__Records to process__:
* * * * * * * * *

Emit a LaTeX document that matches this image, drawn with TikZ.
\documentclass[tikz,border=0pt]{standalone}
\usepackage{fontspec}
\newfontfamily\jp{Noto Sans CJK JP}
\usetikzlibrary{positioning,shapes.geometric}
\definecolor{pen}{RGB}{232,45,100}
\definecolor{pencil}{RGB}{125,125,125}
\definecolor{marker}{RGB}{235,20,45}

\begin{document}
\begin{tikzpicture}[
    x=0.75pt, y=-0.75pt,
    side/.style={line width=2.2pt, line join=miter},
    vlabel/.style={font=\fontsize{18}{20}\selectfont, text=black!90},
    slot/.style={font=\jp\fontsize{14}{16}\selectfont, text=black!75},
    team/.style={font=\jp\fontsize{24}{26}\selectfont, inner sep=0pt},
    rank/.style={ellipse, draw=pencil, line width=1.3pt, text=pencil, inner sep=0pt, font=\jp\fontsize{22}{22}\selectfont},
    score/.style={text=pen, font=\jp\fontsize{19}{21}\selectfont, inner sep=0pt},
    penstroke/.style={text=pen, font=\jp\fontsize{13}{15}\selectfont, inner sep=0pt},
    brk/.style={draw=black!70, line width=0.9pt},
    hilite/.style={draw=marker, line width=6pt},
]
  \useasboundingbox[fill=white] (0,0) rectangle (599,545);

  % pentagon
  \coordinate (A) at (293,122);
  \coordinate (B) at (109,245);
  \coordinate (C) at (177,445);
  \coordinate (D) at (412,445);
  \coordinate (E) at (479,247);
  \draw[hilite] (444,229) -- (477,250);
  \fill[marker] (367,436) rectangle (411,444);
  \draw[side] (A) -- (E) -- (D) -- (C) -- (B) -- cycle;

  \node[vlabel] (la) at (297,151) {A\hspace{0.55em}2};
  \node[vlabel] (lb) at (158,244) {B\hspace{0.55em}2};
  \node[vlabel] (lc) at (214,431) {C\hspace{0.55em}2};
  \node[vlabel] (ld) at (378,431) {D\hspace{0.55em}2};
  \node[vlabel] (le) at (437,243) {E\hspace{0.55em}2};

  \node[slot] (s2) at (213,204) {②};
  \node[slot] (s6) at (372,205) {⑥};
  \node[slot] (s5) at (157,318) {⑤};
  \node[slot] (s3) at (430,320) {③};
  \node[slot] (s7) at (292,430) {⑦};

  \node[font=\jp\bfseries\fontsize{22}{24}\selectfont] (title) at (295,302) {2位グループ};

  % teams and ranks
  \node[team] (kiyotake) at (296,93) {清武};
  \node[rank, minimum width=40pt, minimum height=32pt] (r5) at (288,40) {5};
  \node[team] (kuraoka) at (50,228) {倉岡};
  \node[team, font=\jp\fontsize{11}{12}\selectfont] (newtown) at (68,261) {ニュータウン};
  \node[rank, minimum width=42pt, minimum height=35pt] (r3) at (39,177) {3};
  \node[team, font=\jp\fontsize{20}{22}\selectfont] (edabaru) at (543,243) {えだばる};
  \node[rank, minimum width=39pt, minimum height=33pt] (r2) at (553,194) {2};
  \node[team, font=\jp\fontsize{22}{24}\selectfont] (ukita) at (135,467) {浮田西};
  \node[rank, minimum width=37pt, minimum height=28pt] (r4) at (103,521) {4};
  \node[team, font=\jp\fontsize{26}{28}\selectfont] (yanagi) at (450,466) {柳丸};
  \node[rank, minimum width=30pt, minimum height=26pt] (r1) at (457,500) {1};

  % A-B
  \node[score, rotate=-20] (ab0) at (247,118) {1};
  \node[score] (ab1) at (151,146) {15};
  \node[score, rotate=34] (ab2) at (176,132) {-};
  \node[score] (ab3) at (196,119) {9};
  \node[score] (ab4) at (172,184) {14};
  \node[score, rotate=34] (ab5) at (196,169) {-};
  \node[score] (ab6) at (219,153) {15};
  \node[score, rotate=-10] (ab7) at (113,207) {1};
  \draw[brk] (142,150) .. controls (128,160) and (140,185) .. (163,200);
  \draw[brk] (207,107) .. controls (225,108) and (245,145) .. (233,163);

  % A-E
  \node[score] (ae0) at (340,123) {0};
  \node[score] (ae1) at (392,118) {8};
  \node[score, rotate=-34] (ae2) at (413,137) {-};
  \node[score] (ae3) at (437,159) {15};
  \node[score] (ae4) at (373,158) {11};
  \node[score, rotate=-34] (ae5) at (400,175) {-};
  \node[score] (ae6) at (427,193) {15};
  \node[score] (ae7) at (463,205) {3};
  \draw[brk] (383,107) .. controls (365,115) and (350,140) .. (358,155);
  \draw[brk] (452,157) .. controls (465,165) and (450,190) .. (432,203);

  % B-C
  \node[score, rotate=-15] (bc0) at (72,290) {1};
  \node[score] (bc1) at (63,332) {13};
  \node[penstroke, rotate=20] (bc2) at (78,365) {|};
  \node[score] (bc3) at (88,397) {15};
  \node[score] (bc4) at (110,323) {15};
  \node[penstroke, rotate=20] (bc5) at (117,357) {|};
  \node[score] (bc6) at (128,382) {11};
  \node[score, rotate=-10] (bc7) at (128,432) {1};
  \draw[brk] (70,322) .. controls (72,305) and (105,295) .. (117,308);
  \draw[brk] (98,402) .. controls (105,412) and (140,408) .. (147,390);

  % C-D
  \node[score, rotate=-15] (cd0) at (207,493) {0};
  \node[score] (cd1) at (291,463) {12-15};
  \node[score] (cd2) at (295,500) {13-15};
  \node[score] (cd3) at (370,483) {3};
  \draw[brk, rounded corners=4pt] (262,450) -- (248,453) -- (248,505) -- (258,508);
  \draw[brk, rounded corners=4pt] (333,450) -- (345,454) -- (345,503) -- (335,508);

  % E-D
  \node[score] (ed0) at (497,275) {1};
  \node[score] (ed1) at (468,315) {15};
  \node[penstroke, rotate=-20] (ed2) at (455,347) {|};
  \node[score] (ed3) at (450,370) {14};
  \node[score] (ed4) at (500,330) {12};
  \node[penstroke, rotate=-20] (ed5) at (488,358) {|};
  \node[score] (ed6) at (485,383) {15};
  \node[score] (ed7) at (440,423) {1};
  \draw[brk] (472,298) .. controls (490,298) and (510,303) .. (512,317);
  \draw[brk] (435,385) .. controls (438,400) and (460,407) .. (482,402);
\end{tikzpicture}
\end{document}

* * * * * * * * *

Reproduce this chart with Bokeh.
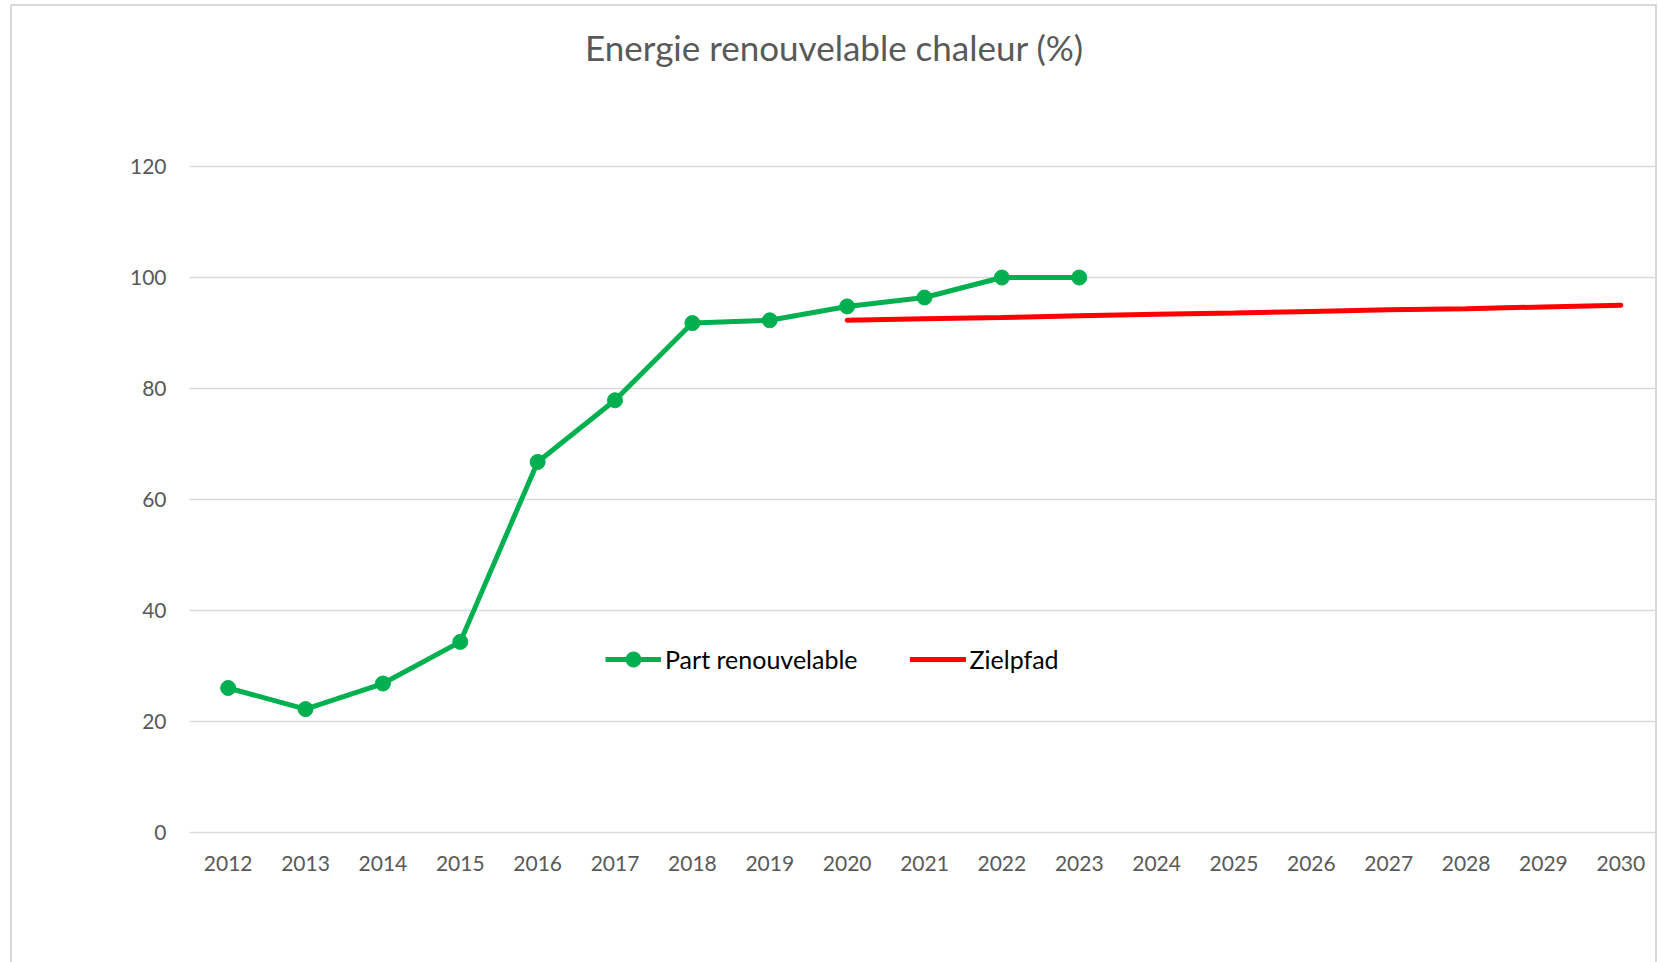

* * * * * * * * *

__What is required__: Extract exactly and only these lines: the line containing "Emit a LaTeX", the line containing "(title) at (295,302)", and every line between them.

__Response__:
Emit a LaTeX document that matches this image, drawn with TikZ.
\documentclass[tikz,border=0pt]{standalone}
\usepackage{fontspec}
\newfontfamily\jp{Noto Sans CJK JP}
\usetikzlibrary{positioning,shapes.geometric}
\definecolor{pen}{RGB}{232,45,100}
\definecolor{pencil}{RGB}{125,125,125}
\definecolor{marker}{RGB}{235,20,45}

\begin{document}
\begin{tikzpicture}[
    x=0.75pt, y=-0.75pt,
    side/.style={line width=2.2pt, line join=miter},
    vlabel/.style={font=\fontsize{18}{20}\selectfont, text=black!90},
    slot/.style={font=\jp\fontsize{14}{16}\selectfont, text=black!75},
    team/.style={font=\jp\fontsize{24}{26}\selectfont, inner sep=0pt},
    rank/.style={ellipse, draw=pencil, line width=1.3pt, text=pencil, inner sep=0pt, font=\jp\fontsize{22}{22}\selectfont},
    score/.style={text=pen, font=\jp\fontsize{19}{21}\selectfont, inner sep=0pt},
    penstroke/.style={text=pen, font=\jp\fontsize{13}{15}\selectfont, inner sep=0pt},
    brk/.style={draw=black!70, line width=0.9pt},
    hilite/.style={draw=marker, line width=6pt},
]
  \useasboundingbox[fill=white] (0,0) rectangle (599,545);

  % pentagon
  \coordinate (A) at (293,122);
  \coordinate (B) at (109,245);
  \coordinate (C) at (177,445);
  \coordinate (D) at (412,445);
  \coordinate (E) at (479,247);
  \draw[hilite] (444,229) -- (477,250);
  \fill[marker] (367,436) rectangle (411,444);
  \draw[side] (A) -- (E) -- (D) -- (C) -- (B) -- cycle;

  \node[vlabel] (la) at (297,151) {A\hspace{0.55em}2};
  \node[vlabel] (lb) at (158,244) {B\hspace{0.55em}2};
  \node[vlabel] (lc) at (214,431) {C\hspace{0.55em}2};
  \node[vlabel] (ld) at (378,431) {D\hspace{0.55em}2};
  \node[vlabel] (le) at (437,243) {E\hspace{0.55em}2};

  \node[slot] (s2) at (213,204) {②};
  \node[slot] (s6) at (372,205) {⑥};
  \node[slot] (s5) at (157,318) {⑤};
  \node[slot] (s3) at (430,320) {③};
  \node[slot] (s7) at (292,430) {⑦};

  \node[font=\jp\bfseries\fontsize{22}{24}\selectfont] (title) at (295,302) {2位グループ};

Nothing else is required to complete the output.